§ **SET PROBLEM**
Copy out all of the data exactly as it appears.

-- Begin --

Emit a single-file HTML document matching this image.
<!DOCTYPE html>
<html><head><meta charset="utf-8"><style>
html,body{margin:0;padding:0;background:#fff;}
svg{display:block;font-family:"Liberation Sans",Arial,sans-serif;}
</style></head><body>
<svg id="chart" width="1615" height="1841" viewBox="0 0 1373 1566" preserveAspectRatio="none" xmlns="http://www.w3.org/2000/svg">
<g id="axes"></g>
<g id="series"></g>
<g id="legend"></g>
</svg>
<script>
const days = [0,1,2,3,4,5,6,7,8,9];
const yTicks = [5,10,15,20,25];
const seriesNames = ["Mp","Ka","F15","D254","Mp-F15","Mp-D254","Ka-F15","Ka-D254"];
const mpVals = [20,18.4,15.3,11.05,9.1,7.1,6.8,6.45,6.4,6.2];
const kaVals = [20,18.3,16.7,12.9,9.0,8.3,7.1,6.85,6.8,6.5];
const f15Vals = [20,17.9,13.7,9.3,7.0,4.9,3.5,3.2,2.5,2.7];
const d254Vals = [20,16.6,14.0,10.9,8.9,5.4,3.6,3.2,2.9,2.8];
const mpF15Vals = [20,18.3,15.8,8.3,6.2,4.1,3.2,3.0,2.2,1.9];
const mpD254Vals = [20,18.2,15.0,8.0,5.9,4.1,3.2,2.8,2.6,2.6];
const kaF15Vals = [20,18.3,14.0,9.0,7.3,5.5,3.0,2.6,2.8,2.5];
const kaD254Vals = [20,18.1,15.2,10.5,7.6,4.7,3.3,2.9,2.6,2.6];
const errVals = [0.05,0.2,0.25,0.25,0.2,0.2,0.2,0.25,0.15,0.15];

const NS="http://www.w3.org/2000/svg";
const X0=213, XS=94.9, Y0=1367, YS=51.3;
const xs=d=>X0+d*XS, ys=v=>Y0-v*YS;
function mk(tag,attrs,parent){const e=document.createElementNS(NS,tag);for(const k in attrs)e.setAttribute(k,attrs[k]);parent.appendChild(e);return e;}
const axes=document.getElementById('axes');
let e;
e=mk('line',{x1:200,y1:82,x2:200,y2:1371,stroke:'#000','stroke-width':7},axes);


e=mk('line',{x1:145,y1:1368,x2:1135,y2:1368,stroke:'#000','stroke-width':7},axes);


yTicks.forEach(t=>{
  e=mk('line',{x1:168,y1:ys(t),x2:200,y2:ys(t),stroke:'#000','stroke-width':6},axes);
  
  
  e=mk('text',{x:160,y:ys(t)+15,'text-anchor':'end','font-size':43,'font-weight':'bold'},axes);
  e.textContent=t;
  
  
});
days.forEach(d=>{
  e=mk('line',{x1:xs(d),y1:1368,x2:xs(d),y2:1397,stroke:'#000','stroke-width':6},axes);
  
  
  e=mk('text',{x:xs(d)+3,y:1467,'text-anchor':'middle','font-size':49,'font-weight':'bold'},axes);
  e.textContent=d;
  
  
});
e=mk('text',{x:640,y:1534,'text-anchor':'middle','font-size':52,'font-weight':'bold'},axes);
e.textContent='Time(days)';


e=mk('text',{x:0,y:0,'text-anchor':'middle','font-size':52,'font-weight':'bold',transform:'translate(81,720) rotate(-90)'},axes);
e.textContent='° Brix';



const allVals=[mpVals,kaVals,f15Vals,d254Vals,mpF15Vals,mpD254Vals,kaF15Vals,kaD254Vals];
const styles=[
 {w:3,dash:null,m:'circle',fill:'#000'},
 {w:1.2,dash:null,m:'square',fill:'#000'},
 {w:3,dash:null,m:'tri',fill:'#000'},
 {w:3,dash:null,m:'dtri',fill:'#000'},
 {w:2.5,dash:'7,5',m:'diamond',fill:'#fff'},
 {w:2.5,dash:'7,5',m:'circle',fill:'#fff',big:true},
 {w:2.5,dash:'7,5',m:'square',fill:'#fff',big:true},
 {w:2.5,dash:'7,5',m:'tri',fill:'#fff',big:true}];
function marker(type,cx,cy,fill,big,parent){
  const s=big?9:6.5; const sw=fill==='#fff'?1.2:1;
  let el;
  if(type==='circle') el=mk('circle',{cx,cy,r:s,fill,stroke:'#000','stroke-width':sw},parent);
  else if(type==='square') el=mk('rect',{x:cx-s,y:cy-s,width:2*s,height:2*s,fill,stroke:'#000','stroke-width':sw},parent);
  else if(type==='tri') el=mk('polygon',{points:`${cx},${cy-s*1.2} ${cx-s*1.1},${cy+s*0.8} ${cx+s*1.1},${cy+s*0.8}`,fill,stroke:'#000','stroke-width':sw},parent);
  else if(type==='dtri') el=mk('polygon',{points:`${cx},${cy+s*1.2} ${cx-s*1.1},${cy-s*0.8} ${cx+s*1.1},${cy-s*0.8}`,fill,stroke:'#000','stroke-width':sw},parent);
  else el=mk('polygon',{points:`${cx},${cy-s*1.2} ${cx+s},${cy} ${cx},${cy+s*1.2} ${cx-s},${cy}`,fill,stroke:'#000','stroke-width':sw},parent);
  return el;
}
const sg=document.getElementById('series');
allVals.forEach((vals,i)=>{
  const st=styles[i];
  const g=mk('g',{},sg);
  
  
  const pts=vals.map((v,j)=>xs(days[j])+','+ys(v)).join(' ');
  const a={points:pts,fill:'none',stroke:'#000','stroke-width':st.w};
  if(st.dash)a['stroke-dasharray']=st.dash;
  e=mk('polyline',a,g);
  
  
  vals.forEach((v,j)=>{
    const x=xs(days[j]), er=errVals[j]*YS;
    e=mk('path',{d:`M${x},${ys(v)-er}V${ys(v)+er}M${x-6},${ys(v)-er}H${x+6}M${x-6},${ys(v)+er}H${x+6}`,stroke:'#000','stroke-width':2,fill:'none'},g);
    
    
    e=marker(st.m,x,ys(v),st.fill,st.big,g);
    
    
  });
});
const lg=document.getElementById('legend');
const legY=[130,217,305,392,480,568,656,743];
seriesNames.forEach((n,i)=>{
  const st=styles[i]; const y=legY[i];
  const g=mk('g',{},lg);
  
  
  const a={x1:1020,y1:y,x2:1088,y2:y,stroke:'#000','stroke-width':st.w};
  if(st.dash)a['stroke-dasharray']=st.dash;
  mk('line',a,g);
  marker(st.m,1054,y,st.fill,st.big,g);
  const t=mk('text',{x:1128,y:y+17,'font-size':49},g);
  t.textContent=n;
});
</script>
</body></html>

-- End --

§ **RESPONSE**
Emit a single-file HTML document matching this image.
<!DOCTYPE html>
<html><head><meta charset="utf-8"><style>
html,body{margin:0;padding:0;background:#fff;}
svg{display:block;font-family:"Liberation Sans",Arial,sans-serif;}
</style></head><body>
<svg id="chart" width="1615" height="1841" viewBox="0 0 1373 1566" preserveAspectRatio="none" xmlns="http://www.w3.org/2000/svg">
<g id="axes"></g>
<g id="series"></g>
<g id="legend"></g>
</svg>
<script>
const days = [0,1,2,3,4,5,6,7,8,9];
const yTicks = [5,10,15,20,25];
const seriesNames = ["Mp","Ka","F15","D254","Mp-F15","Mp-D254","Ka-F15","Ka-D254"];
const mpVals = [20,18.4,15.3,11.05,9.1,7.1,6.8,6.45,6.4,6.2];
const kaVals = [20,18.3,16.7,12.9,9.0,8.3,7.1,6.85,6.8,6.5];
const f15Vals = [20,17.9,13.7,9.3,7.0,4.9,3.5,3.2,2.5,2.7];
const d254Vals = [20,16.6,14.0,10.9,8.9,5.4,3.6,3.2,2.9,2.8];
const mpF15Vals = [20,18.3,15.8,8.3,6.2,4.1,3.2,3.0,2.2,1.9];
const mpD254Vals = [20,18.2,15.0,8.0,5.9,4.1,3.2,2.8,2.6,2.6];
const kaF15Vals = [20,18.3,14.0,9.0,7.3,5.5,3.0,2.6,2.8,2.5];
const kaD254Vals = [20,18.1,15.2,10.5,7.6,4.7,3.3,2.9,2.6,2.6];
const errVals = [0.05,0.2,0.25,0.25,0.2,0.2,0.2,0.25,0.15,0.15];

const NS="http://www.w3.org/2000/svg";
const X0=213, XS=94.9, Y0=1367, YS=51.3;
const xs=d=>X0+d*XS, ys=v=>Y0-v*YS;
function mk(tag,attrs,parent){const e=document.createElementNS(NS,tag);for(const k in attrs)e.setAttribute(k,attrs[k]);parent.appendChild(e);return e;}
const axes=document.getElementById('axes');
let e;
e=mk('line',{x1:200,y1:82,x2:200,y2:1371,stroke:'#000','stroke-width':7},axes);


e=mk('line',{x1:145,y1:1368,x2:1135,y2:1368,stroke:'#000','stroke-width':7},axes);


yTicks.forEach(t=>{
  e=mk('line',{x1:168,y1:ys(t),x2:200,y2:ys(t),stroke:'#000','stroke-width':6},axes);
  
  
  e=mk('text',{x:160,y:ys(t)+15,'text-anchor':'end','font-size':43,'font-weight':'bold'},axes);
  e.textContent=t;
  
  
});
days.forEach(d=>{
  e=mk('line',{x1:xs(d),y1:1368,x2:xs(d),y2:1397,stroke:'#000','stroke-width':6},axes);
  
  
  e=mk('text',{x:xs(d)+3,y:1467,'text-anchor':'middle','font-size':49,'font-weight':'bold'},axes);
  e.textContent=d;
  
  
});
e=mk('text',{x:640,y:1534,'text-anchor':'middle','font-size':52,'font-weight':'bold'},axes);
e.textContent='Time(days)';


e=mk('text',{x:0,y:0,'text-anchor':'middle','font-size':52,'font-weight':'bold',transform:'translate(81,720) rotate(-90)'},axes);
e.textContent='° Brix';



const allVals=[mpVals,kaVals,f15Vals,d254Vals,mpF15Vals,mpD254Vals,kaF15Vals,kaD254Vals];
const styles=[
 {w:3,dash:null,m:'circle',fill:'#000'},
 {w:1.2,dash:null,m:'square',fill:'#000'},
 {w:3,dash:null,m:'tri',fill:'#000'},
 {w:3,dash:null,m:'dtri',fill:'#000'},
 {w:2.5,dash:'7,5',m:'diamond',fill:'#fff'},
 {w:2.5,dash:'7,5',m:'circle',fill:'#fff',big:true},
 {w:2.5,dash:'7,5',m:'square',fill:'#fff',big:true},
 {w:2.5,dash:'7,5',m:'tri',fill:'#fff',big:true}];
function marker(type,cx,cy,fill,big,parent){
  const s=big?9:6.5; const sw=fill==='#fff'?1.2:1;
  let el;
  if(type==='circle') el=mk('circle',{cx,cy,r:s,fill,stroke:'#000','stroke-width':sw},parent);
  else if(type==='square') el=mk('rect',{x:cx-s,y:cy-s,width:2*s,height:2*s,fill,stroke:'#000','stroke-width':sw},parent);
  else if(type==='tri') el=mk('polygon',{points:`${cx},${cy-s*1.2} ${cx-s*1.1},${cy+s*0.8} ${cx+s*1.1},${cy+s*0.8}`,fill,stroke:'#000','stroke-width':sw},parent);
  else if(type==='dtri') el=mk('polygon',{points:`${cx},${cy+s*1.2} ${cx-s*1.1},${cy-s*0.8} ${cx+s*1.1},${cy-s*0.8}`,fill,stroke:'#000','stroke-width':sw},parent);
  else el=mk('polygon',{points:`${cx},${cy-s*1.2} ${cx+s},${cy} ${cx},${cy+s*1.2} ${cx-s},${cy}`,fill,stroke:'#000','stroke-width':sw},parent);
  return el;
}
const sg=document.getElementById('series');
allVals.forEach((vals,i)=>{
  const st=styles[i];
  const g=mk('g',{},sg);
  
  
  const pts=vals.map((v,j)=>xs(days[j])+','+ys(v)).join(' ');
  const a={points:pts,fill:'none',stroke:'#000','stroke-width':st.w};
  if(st.dash)a['stroke-dasharray']=st.dash;
  e=mk('polyline',a,g);
  
  
  vals.forEach((v,j)=>{
    const x=xs(days[j]), er=errVals[j]*YS;
    e=mk('path',{d:`M${x},${ys(v)-er}V${ys(v)+er}M${x-6},${ys(v)-er}H${x+6}M${x-6},${ys(v)+er}H${x+6}`,stroke:'#000','stroke-width':2,fill:'none'},g);
    
    
    e=marker(st.m,x,ys(v),st.fill,st.big,g);
    
    
  });
});
const lg=document.getElementById('legend');
const legY=[130,217,305,392,480,568,656,743];
seriesNames.forEach((n,i)=>{
  const st=styles[i]; const y=legY[i];
  const g=mk('g',{},lg);
  
  
  const a={x1:1020,y1:y,x2:1088,y2:y,stroke:'#000','stroke-width':st.w};
  if(st.dash)a['stroke-dasharray']=st.dash;
  mk('line',a,g);
  marker(st.m,1054,y,st.fill,st.big,g);
  const t=mk('text',{x:1128,y:y+17,'font-size':49},g);
  t.textContent=n;
});
</script>
</body></html>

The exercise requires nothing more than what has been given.